Pictures stay out of the copy; set down each line of the listing below exactly.
─── AVAILABLE DATA ───
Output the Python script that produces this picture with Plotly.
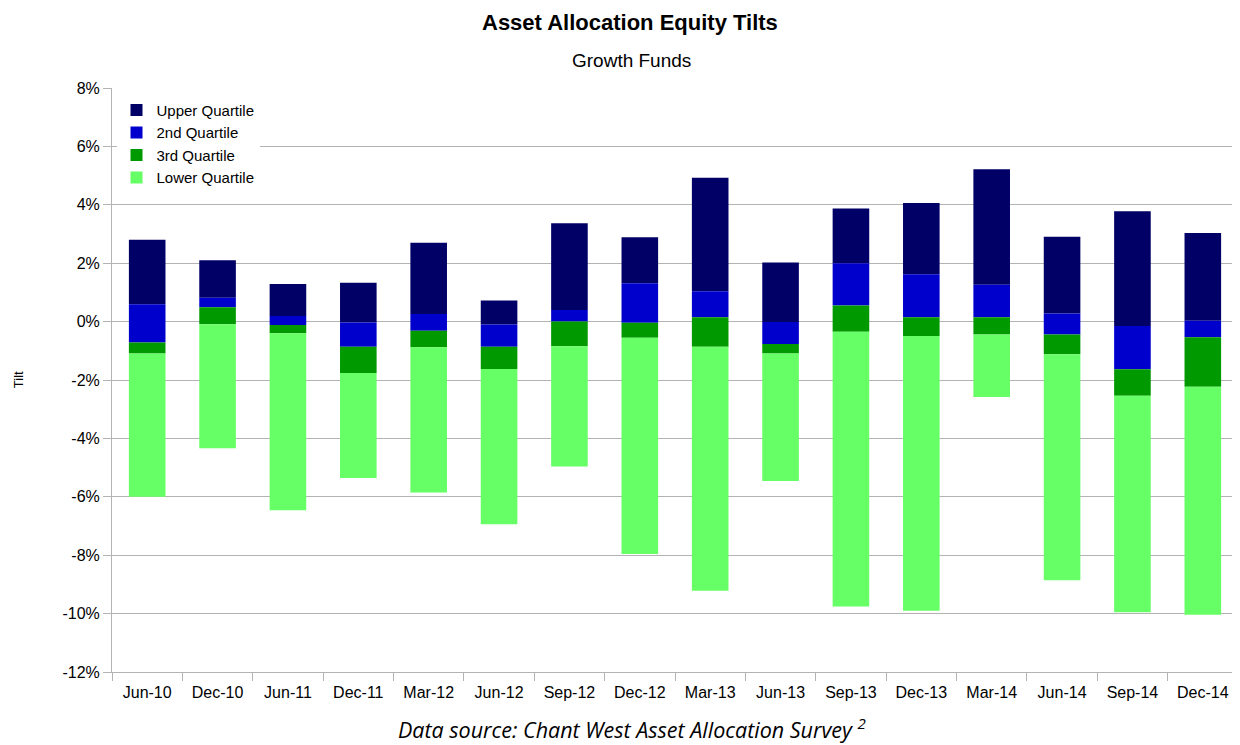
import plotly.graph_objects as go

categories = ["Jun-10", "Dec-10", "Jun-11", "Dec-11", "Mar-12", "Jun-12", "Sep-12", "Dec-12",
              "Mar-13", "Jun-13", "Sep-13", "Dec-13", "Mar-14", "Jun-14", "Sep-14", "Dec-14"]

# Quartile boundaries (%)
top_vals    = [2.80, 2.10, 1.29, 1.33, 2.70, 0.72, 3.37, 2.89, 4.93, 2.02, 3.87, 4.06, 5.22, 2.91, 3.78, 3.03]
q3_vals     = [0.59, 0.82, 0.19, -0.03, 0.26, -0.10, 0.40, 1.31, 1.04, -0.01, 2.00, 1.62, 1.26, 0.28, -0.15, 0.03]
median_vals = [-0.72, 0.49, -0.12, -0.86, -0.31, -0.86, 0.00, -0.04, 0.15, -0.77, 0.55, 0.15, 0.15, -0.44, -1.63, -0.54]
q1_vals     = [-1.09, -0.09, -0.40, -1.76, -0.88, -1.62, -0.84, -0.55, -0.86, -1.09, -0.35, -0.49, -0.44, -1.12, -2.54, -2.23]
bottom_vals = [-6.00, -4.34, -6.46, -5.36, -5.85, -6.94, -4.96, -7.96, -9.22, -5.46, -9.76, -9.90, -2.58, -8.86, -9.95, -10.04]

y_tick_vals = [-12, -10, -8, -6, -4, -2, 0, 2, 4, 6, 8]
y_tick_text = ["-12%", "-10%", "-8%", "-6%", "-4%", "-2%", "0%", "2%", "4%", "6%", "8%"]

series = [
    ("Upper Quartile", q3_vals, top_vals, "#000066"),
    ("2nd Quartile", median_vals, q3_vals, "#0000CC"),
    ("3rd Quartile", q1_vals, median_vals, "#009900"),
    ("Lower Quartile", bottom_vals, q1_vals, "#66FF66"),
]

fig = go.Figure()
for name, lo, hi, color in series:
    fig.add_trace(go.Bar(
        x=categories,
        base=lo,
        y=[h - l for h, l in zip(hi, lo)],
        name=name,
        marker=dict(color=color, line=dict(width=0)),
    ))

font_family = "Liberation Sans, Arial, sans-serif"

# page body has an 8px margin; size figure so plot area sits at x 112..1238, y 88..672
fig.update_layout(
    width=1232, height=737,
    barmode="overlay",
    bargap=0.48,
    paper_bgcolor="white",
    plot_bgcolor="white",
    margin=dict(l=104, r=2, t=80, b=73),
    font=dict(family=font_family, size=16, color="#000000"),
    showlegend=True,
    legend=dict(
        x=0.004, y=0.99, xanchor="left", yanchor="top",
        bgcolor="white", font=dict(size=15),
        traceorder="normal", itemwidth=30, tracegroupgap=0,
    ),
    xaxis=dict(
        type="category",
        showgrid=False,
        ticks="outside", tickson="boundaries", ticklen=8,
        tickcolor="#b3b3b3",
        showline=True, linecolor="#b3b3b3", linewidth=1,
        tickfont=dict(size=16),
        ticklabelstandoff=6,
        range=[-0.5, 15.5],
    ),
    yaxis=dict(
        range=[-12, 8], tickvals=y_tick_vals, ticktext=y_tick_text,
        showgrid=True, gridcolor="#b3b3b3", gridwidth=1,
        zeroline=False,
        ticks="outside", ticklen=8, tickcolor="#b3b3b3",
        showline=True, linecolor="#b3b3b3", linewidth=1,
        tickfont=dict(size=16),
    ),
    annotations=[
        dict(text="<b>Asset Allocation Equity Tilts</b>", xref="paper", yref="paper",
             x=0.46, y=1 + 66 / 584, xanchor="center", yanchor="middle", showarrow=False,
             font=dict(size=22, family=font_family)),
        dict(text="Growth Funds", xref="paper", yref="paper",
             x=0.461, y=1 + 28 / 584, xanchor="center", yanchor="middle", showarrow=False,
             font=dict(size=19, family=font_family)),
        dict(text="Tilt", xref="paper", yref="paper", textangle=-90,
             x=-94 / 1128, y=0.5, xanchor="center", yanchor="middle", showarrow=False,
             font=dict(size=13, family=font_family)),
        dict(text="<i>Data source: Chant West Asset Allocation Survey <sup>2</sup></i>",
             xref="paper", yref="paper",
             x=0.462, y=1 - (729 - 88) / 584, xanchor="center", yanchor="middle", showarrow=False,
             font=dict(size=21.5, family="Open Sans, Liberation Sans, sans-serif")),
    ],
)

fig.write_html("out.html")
───
▶ _EXERCISE SOLUTION_
Output the Python script that produces this picture with Plotly.
import plotly.graph_objects as go

categories = ["Jun-10", "Dec-10", "Jun-11", "Dec-11", "Mar-12", "Jun-12", "Sep-12", "Dec-12",
              "Mar-13", "Jun-13", "Sep-13", "Dec-13", "Mar-14", "Jun-14", "Sep-14", "Dec-14"]

# Quartile boundaries (%)
top_vals    = [2.80, 2.10, 1.29, 1.33, 2.70, 0.72, 3.37, 2.89, 4.93, 2.02, 3.87, 4.06, 5.22, 2.91, 3.78, 3.03]
q3_vals     = [0.59, 0.82, 0.19, -0.03, 0.26, -0.10, 0.40, 1.31, 1.04, -0.01, 2.00, 1.62, 1.26, 0.28, -0.15, 0.03]
median_vals = [-0.72, 0.49, -0.12, -0.86, -0.31, -0.86, 0.00, -0.04, 0.15, -0.77, 0.55, 0.15, 0.15, -0.44, -1.63, -0.54]
q1_vals     = [-1.09, -0.09, -0.40, -1.76, -0.88, -1.62, -0.84, -0.55, -0.86, -1.09, -0.35, -0.49, -0.44, -1.12, -2.54, -2.23]
bottom_vals = [-6.00, -4.34, -6.46, -5.36, -5.85, -6.94, -4.96, -7.96, -9.22, -5.46, -9.76, -9.90, -2.58, -8.86, -9.95, -10.04]

y_tick_vals = [-12, -10, -8, -6, -4, -2, 0, 2, 4, 6, 8]
y_tick_text = ["-12%", "-10%", "-8%", "-6%", "-4%", "-2%", "0%", "2%", "4%", "6%", "8%"]

series = [
    ("Upper Quartile", q3_vals, top_vals, "#000066"),
    ("2nd Quartile", median_vals, q3_vals, "#0000CC"),
    ("3rd Quartile", q1_vals, median_vals, "#009900"),
    ("Lower Quartile", bottom_vals, q1_vals, "#66FF66"),
]

fig = go.Figure()
for name, lo, hi, color in series:
    fig.add_trace(go.Bar(
        x=categories,
        base=lo,
        y=[h - l for h, l in zip(hi, lo)],
        name=name,
        marker=dict(color=color, line=dict(width=0)),
    ))

font_family = "Liberation Sans, Arial, sans-serif"

# page body has an 8px margin; size figure so plot area sits at x 112..1238, y 88..672
fig.update_layout(
    width=1232, height=737,
    barmode="overlay",
    bargap=0.48,
    paper_bgcolor="white",
    plot_bgcolor="white",
    margin=dict(l=104, r=2, t=80, b=73),
    font=dict(family=font_family, size=16, color="#000000"),
    showlegend=True,
    legend=dict(
        x=0.004, y=0.99, xanchor="left", yanchor="top",
        bgcolor="white", font=dict(size=15),
        traceorder="normal", itemwidth=30, tracegroupgap=0,
    ),
    xaxis=dict(
        type="category",
        showgrid=False,
        ticks="outside", tickson="boundaries", ticklen=8,
        tickcolor="#b3b3b3",
        showline=True, linecolor="#b3b3b3", linewidth=1,
        tickfont=dict(size=16),
        ticklabelstandoff=6,
        range=[-0.5, 15.5],
    ),
    yaxis=dict(
        range=[-12, 8], tickvals=y_tick_vals, ticktext=y_tick_text,
        showgrid=True, gridcolor="#b3b3b3", gridwidth=1,
        zeroline=False,
        ticks="outside", ticklen=8, tickcolor="#b3b3b3",
        showline=True, linecolor="#b3b3b3", linewidth=1,
        tickfont=dict(size=16),
    ),
    annotations=[
        dict(text="<b>Asset Allocation Equity Tilts</b>", xref="paper", yref="paper",
             x=0.46, y=1 + 66 / 584, xanchor="center", yanchor="middle", showarrow=False,
             font=dict(size=22, family=font_family)),
        dict(text="Growth Funds", xref="paper", yref="paper",
             x=0.461, y=1 + 28 / 584, xanchor="center", yanchor="middle", showarrow=False,
             font=dict(size=19, family=font_family)),
        dict(text="Tilt", xref="paper", yref="paper", textangle=-90,
             x=-94 / 1128, y=0.5, xanchor="center", yanchor="middle", showarrow=False,
             font=dict(size=13, family=font_family)),
        dict(text="<i>Data source: Chant West Asset Allocation Survey <sup>2</sup></i>",
             xref="paper", yref="paper",
             x=0.462, y=1 - (729 - 88) / 584, xanchor="center", yanchor="middle", showarrow=False,
             font=dict(size=21.5, family="Open Sans, Liberation Sans, sans-serif")),
    ],
)

fig.write_html("out.html")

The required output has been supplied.